ECLI:NL:CRVB:2015:4211
Centrale Raad van Beroep
- Hoger beroep
- Rechtspraak.nl
Afwijzing aanvraag bijstandsuitkering op basis van vermogen en revisierente bij afkoop lijfrente
In deze zaak heeft appellante op 19 juni 2013 bijstand aangevraagd op grond van de Wet werk en bijstand (WWB) naar de norm voor een alleenstaande. Het college van burgemeester en wethouders van Rotterdam heeft deze aanvraag op 6 november 2013 afgewezen, evenals de terugvordering van eerder verstrekte voorschotten. Appellante heeft bezwaar gemaakt, maar het college heeft dit ongegrond verklaard, met als argument dat haar vermogen boven de geldende vermogensgrens van € 5.795,- ligt. De rechtbank Rotterdam heeft het beroep tegen dit besluit ongegrond verklaard, waarna appellante in hoger beroep is gegaan.

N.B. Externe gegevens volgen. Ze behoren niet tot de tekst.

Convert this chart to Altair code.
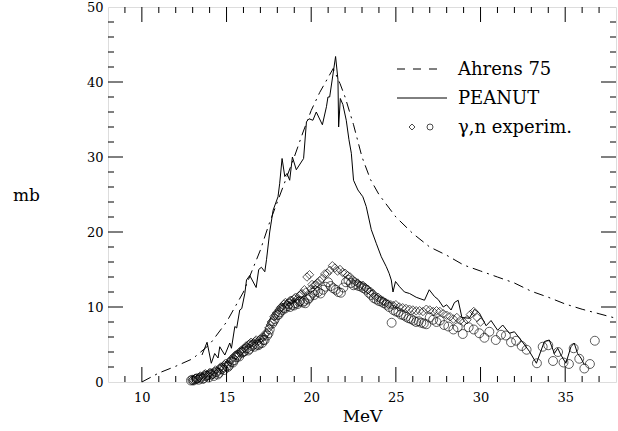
import altair as alt
import pandas as pd

# ---------------- data ----------------
ahrens_x = [10, 11, 12, 13, 14, 15, 16, 17, 17.5, 18, 18.5, 19, 19.5, 20, 20.5, 21, 21.3,
            21.7, 22, 22.5, 23, 23.5, 24, 25, 26, 27, 28, 29, 30, 31, 32, 33, 34, 35, 36, 37, 38]
ahrens_y = [0, 1.2, 2.1, 3.1, 5.0, 8.0, 12.0, 17.6, 21.0, 24.0, 27.0, 30.0, 33.2, 36.2, 38.6, 40.6, 41.8,
            39.8, 38.0, 34.3, 30.0, 27.0, 25.0, 22.0, 19.8, 18.0, 16.9, 15.6, 14.8, 14.0, 13.2, 12.1,
            11.3, 10.4, 9.7, 9.1, 8.5]

peanut_x = [13.55, 13.85, 14.1, 14.3, 14.5, 14.6, 14.9, 15.19, 15.29, 15.49, 15.6, 15.78, 15.9, 16.08,
            16.18, 16.37, 16.75, 16.9, 17.06, 17.26, 17.36, 17.55, 17.75, 18.04, 18.14, 18.28, 18.44,
            18.57, 18.73, 18.89, 19.12, 19.55, 19.72, 19.87, 20.1, 20.3, 20.66, 20.9, 20.99, 21.09,
            21.44, 21.58, 21.62, 21.72, 21.87, 22.07, 22.23, 22.37, 22.5, 22.76, 23.05, 23.25, 23.55,
            23.84, 24.14, 24.43, 24.6, 24.73, 24.83, 24.98, 25.22, 25.51, 25.81, 26.2, 26.69, 26.97,
            27.28, 27.5, 27.8, 28.0, 28.26, 28.46, 28.68, 28.9, 29.34, 29.64, 29.93, 30.33, 30.62,
            31.01, 31.31, 31.7, 32.0, 32.39, 32.88, 33.3, 33.77, 34.06, 34.36, 34.56, 34.75, 35.04,
            35.34, 35.53, 35.73, 35.93, 36.13]
peanut_y = [3.6, 5.3, 2.5, 3.8, 3.2, 4.7, 3.6, 5.2, 4.5, 7.4, 7.2, 9.6, 9.8, 11.8,
            13.6, 14.2, 12.6, 15.0, 15.3, 14.7, 16.3, 20.0, 22.9, 24.7, 26.5, 29.8, 27.4,
            27.8, 26.9, 30.0, 28.3, 29.8, 34.7, 35.1, 34.9, 36.0, 34.3, 36.7, 38.0, 38.0,
            43.4, 40.3, 34.0, 37.8, 37.0, 34.9, 32.3, 30.5, 26.9, 25.6, 24.7, 23.4, 20.3,
            18.5, 16.7, 15.4, 14.5, 13.6, 12.0, 13.4, 12.7, 12.0, 11.8, 11.3, 10.9, 12.3,
            11.4, 11.0, 10.0, 10.3, 9.6, 10.6, 10.9, 8.6, 8.5, 9.7, 9.2, 7.5, 8.2,
            6.9, 7.6, 6.5, 6.7, 5.6, 4.1, 2.5, 5.4, 5.6, 3.8, 4.5, 3.6, 2.5,
            4.7, 5.2, 3.8, 3.2, 2.3]

diam_x = [13.0, 13.15, 13.3, 13.45, 13.6, 13.75, 13.9, 14.05, 14.2, 14.35, 14.5, 14.65, 14.8, 14.95,
          15.1, 15.25, 15.4, 15.55, 15.7, 15.85, 16.0, 16.15, 16.3, 16.45, 16.6, 16.75, 16.9, 17.05,
          17.2, 17.35, 17.5, 17.65, 17.8, 17.95, 18.1, 18.25, 18.4, 18.55, 18.7, 18.85, 19.0, 19.15,
          19.3, 19.45, 19.6, 19.75, 19.9, 20.05, 20.2, 20.35, 20.5, 20.65, 20.8, 20.95, 21.1, 21.25,
          21.4, 21.55, 21.7, 21.85, 22.0, 22.15, 22.3, 22.45, 22.6, 22.75, 22.9, 23.05, 23.2, 23.35,
          23.5, 23.65, 23.8, 23.95, 24.1, 24.25, 24.4, 24.55, 24.7, 24.85, 25.0, 25.2, 25.4, 25.6,
          25.8, 26.0, 26.2, 26.4, 26.6, 26.8, 27.0, 27.2, 27.4, 27.6, 27.8, 28.0, 28.2, 28.4, 28.6,
          28.8, 29.0, 29.2, 29.4, 29.6, 29.8, 30.0,
          13.08, 13.38, 13.68, 13.98, 14.28, 14.58, 14.88, 15.18, 15.48, 15.78, 16.08, 16.38, 16.68,
          16.98, 17.28, 17.58, 17.88, 18.18, 18.48, 18.78, 19.08, 19.38, 19.68, 19.98, 20.28]
diam_y = [0.3, 0.5, 0.4, 0.8, 0.7, 1.1, 0.9, 1.3, 1.0, 1.6, 1.4, 2.0, 1.9, 2.5,
          2.4, 3.0, 3.2, 3.6, 3.7, 4.2, 4.4, 4.8, 5.0, 5.3, 5.2, 5.6, 5.5, 5.9,
          6.0, 6.6, 7.2, 8.0, 8.7, 9.2, 9.6, 10.0, 10.4, 10.3, 10.7, 10.9, 11.1, 11.0,
          11.5, 11.8, 12.3, 14.0, 14.3, 13.0, 12.9, 13.2, 13.5, 13.8, 14.4, 14.5, 14.9, 15.5,
          15.2, 14.8, 15.0, 14.6, 14.5, 14.2, 14.0, 13.6, 13.4, 13.2, 12.9, 12.9, 12.6, 12.3,
          12.1, 11.8, 11.4, 11.3, 11.0, 10.8, 10.6, 10.4, 10.3, 10.2, 10.3, 10.0, 9.9, 9.8,
          9.7, 9.6, 9.5, 9.5, 9.4, 9.7, 9.6, 9.4, 9.5, 9.4, 9.1, 8.9, 8.7, 8.4, 8.6,
          8.2, 8.0, 8.3, 9.0, 9.4, 8.6, 8.0,
          0.2, 0.6, 1.0, 1.2, 1.4, 1.8, 2.3, 2.7, 3.5, 4.0, 4.5, 5.1, 5.4,
          5.7, 6.3, 7.6, 8.9, 9.9, 10.6, 10.9, 11.3, 11.7, 12.0, 12.4, 13.0]

circ_x = [12.9, 13.05, 13.2, 13.35, 13.5, 13.65, 13.8, 13.95, 14.1, 14.25, 14.4, 14.55, 14.7, 14.85,
          15.0, 15.15, 15.3, 15.45, 15.6, 15.75, 15.9, 16.05, 16.2, 16.35, 16.5, 16.65, 16.8, 16.95,
          17.1, 17.25, 17.4, 17.55, 17.7, 17.85, 18.0, 18.15, 18.3, 18.45, 18.6, 18.75, 18.9, 19.05,
          19.2, 19.35, 19.5, 19.65, 19.8, 19.95, 20.1, 20.25, 20.4, 20.55, 20.7, 20.85, 21.0, 21.15,
          21.3, 21.45, 21.6, 21.75, 21.9, 22.05, 22.2, 22.35, 22.5, 22.65, 22.8, 22.95, 23.1, 23.25,
          23.4, 23.55, 23.7, 23.85, 24.0, 24.15, 24.3, 24.45, 24.6, 24.75, 24.85, 25.0, 25.15, 25.3,
          25.45, 25.6, 25.75, 25.9, 26.05, 26.2, 26.35, 26.5, 26.65, 26.8, 27.0, 27.2, 27.4, 27.6,
          27.85, 28.1, 28.4, 28.65, 28.95, 29.3, 29.6, 29.93, 30.23, 30.52, 30.9, 31.21, 31.5, 31.8,
          32.1, 32.43, 32.72, 33.33, 33.67, 34.0, 34.28, 34.58, 34.9, 35.22, 35.5, 35.83, 36.13,
          36.46, 36.75,
          12.98, 13.28, 13.58, 13.88, 14.18, 14.48, 14.78, 15.08, 15.38, 15.68, 15.98, 16.28, 16.58,
          16.88, 17.18, 17.48, 17.78, 18.08, 18.38, 18.68, 18.98, 19.28, 19.58, 19.88, 20.18]
circ_y = [0.2, 0.2, 0.4, 0.3, 0.6, 0.5, 0.8, 0.6, 1.0, 0.8, 1.3, 1.2, 1.7, 1.6,
          2.1, 2.2, 2.7, 2.9, 3.3, 3.4, 3.9, 4.1, 4.5, 4.4, 4.8, 4.7, 5.0, 5.1,
          5.2, 5.6, 6.2, 7.0, 7.8, 8.4, 8.9, 9.3, 9.6, 9.8, 10.1, 10.0, 10.3, 10.5,
          10.4, 10.8, 10.6, 10.5, 11.0, 11.5, 11.9, 12.2, 12.0, 11.8, 12.3, 12.7, 13.3, 12.8,
          12.5, 12.3, 12.0, 11.9, 12.6, 13.3, 13.6, 13.2, 12.9, 13.0, 12.8, 12.7, 12.5, 12.3,
          11.9, 11.6, 11.2, 11.0, 10.8, 10.7, 10.5, 10.3, 10.0, 7.9, 9.6, 9.4, 9.3, 9.0,
          8.9, 8.7, 8.5, 8.4, 8.2, 8.0, 8.1, 7.9, 7.8, 7.7, 8.6, 8.3, 8.0, 8.2,
          7.6, 7.4, 7.0, 7.3, 6.4, 7.3, 7.0, 6.5, 5.9, 6.7, 5.6, 6.3, 6.2, 5.3,
          5.5, 4.8, 4.3, 2.5, 4.7, 4.9, 2.8, 4.0, 2.6, 2.4, 4.5, 3.1, 1.8,
          2.4, 5.5,
          0.3, 0.5, 0.4, 0.9, 1.1, 1.0, 1.9, 2.0, 2.6, 3.6, 4.0, 4.2, 5.0,
          4.9, 5.6, 6.5, 8.1, 9.0, 9.9, 10.4, 10.2, 10.7, 10.8, 11.2, 11.6]

x_major = [10, 15, 20, 25, 30, 35]
x_minor = [9, 11, 12, 13, 14, 16, 17, 18, 19, 21, 22, 23, 24, 26, 27, 28, 29, 31, 32, 33, 34, 36, 37]
y_major = [10, 20, 30, 40]
y_minor = [2, 4, 6, 8, 12, 14, 16, 18, 22, 24, 26, 28, 32, 34, 36, 38, 42, 44, 46, 48]
x_labels = [10, 15, 20, 25, 30, 35]
y_labels = [0, 10, 20, 30, 40, 50]

legend_labels = ["Ahrens 75", "PEANUT", "γ,n experim."]

# ---------------- chart ----------------
W, H = 508, 375
FONT = "DejaVu Serif"
MAJ, MIN = 15, 6

xs = alt.Scale(domain=[8, 38], nice=False, zero=False)
ys = alt.Scale(domain=[0, 50], nice=False, zero=False)

xax = alt.Axis(values=x_labels, title="MeV", ticks=False, domain=False, grid=False,
               labelFont=FONT, labelFontSize=13, labelColor="black", labelPadding=9,
               labelFlush=False, titleFont=FONT, titleFontSize=17, titleFontWeight="normal",
               titleColor="black", titlePadding=4)
yax = alt.Axis(values=y_labels, title="mb", ticks=False, domain=False, grid=False,
               labelFont=FONT, labelFontSize=13, labelColor="black", labelPadding=5,
               labelFlush=False, titleFont=FONT, titleFontSize=17, titleFontWeight="normal",
               titleColor="black", titleAngle=0, titleX=-82, titleY=188,
               titleAlign="center", titleBaseline="middle")

X = lambda f: alt.X(f, type="quantitative", scale=xs, axis=xax)
Y = lambda f: alt.Y(f, type="quantitative", scale=ys, axis=yax)

ahrens = pd.DataFrame({"x": ahrens_x, "y": ahrens_y})
peanut = pd.DataFrame({"x": peanut_x, "y": peanut_y})
diam = pd.DataFrame({"x": diam_x, "y": diam_y})
circ = pd.DataFrame({"x": circ_x, "y": circ_y})

layers = []
layers.append(alt.Chart(diam).mark_point(shape="diamond", filled=False, size=72, color="black",
                                          strokeWidth=0.9).encode(x=X("x"), y=Y("y")))
layers.append(alt.Chart(circ).mark_point(shape="circle", filled=False, size=80, color="black",
                                          strokeWidth=0.9).encode(x=X("x"), y=Y("y")))
layers.append(alt.Chart(ahrens).mark_line(color="black", strokeWidth=1,
                                           strokeDash=[10, 5, 2, 5]).encode(x=X("x"), y=Y("y")))
layers.append(alt.Chart(peanut).mark_line(color="black", strokeWidth=1).encode(x=X("x"), y=Y("y")))

# inward ticks on all four sides
def xt(vals, ln):
    d = pd.DataFrame({"t": vals})
    b = alt.Chart(d).mark_rule(color="black", strokeWidth=1).encode(
        x=X("t"), y=alt.value(H), y2=alt.value(H - ln))
    t = alt.Chart(d).mark_rule(color="black", strokeWidth=1).encode(
        x=X("t"), y=alt.value(0), y2=alt.value(ln))
    return [b, t]

def yt(vals, ln):
    d = pd.DataFrame({"t": vals})
    l = alt.Chart(d).mark_rule(color="black", strokeWidth=1).encode(
        y=Y("t"), x=alt.value(0), x2=alt.value(ln))
    r = alt.Chart(d).mark_rule(color="black", strokeWidth=1).encode(
        y=Y("t"), x=alt.value(W), x2=alt.value(W - ln))
    return [l, r]

layers += xt(x_major, MAJ) + xt(x_minor, MIN) + yt(y_major, MAJ) + yt(y_minor, MIN)

# legend drawn inside the plot
one = pd.DataFrame({"a": [0]})
LX0 = 397 - 108
layers.append(alt.Chart(one).mark_rule(color="black", strokeWidth=1, strokeDash=[8, 8]).encode(
    x=alt.value(LX0), x2=alt.value(LX0 + 46), y=alt.value(69 - 7)))
layers.append(alt.Chart(one).mark_rule(color="black", strokeWidth=1).encode(
    x=alt.value(LX0), x2=alt.value(LX0 + 50), y=alt.value(98 - 7)))
layers.append(alt.Chart(one).mark_point(shape="diamond", filled=False, size=36, color="black",
                                         strokeWidth=1).encode(
    x=alt.value(412 - 108), y=alt.value(127 - 7)))
layers.append(alt.Chart(one).mark_point(shape="circle", filled=False, size=36, color="black",
                                         strokeWidth=1).encode(
    x=alt.value(430 - 108), y=alt.value(127 - 7)))
for lab, by in zip(legend_labels, [75, 104, 133]):
    layers.append(alt.Chart(one).mark_text(font=FONT, fontSize=18, color="black", align="left",
                                            baseline="alphabetic").encode(
        x=alt.value(458 - 108), y=alt.value(by - 7), text=alt.value(lab)))

chart = alt.layer(*layers).properties(
    width=W, height=H,
    autosize=alt.AutoSizeParams(type="none"),
    padding={"left": 108, "top": 7, "right": 2, "bottom": 49},
).configure_view(stroke="black", strokeWidth=1.2).configure(background="white")

chart.save("out.html", embed_options={"renderer": "svg", "actions": False})
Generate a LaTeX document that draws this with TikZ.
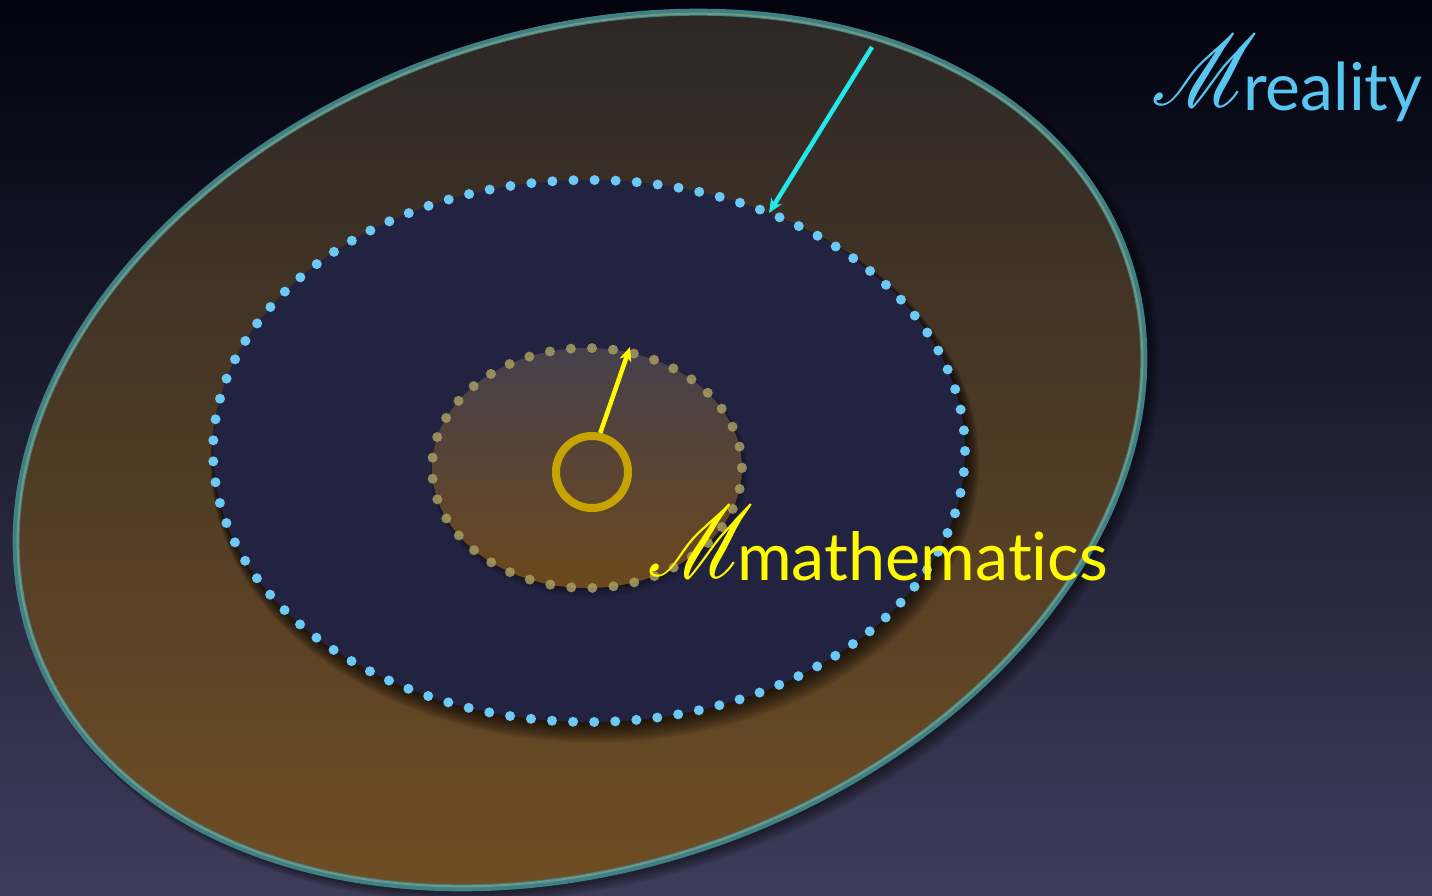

In hoger beroep heeft appellante aangevoerd dat bij de vaststelling van haar vermogen ten onrechte geen rekening is gehouden met de revisierente die zij aan de Belastingdienst verschuldigd zal zijn in verband met de afkoop van twee lijfrenteverzekeringen. De Centrale Raad van Beroep heeft vastgesteld dat appellante recht heeft op de afkoopsom minus de loonheffing, maar dat de revisierente niet in mindering moet worden gebracht. De Raad oordeelt dat de revisierente alleen verschuldigd is als appellante belastingvoordeel heeft genoten, wat niet is aangetoond. Daarom is het hoger beroep afgewezen en is de uitspraak van de rechtbank bevestigd.
De uitspraak is gedaan door P.W. van Straalen, met C.M. Fleuren als griffier, en is openbaar uitgesproken op 24 november 2015. Er is geen aanleiding voor een veroordeling in de proceskosten.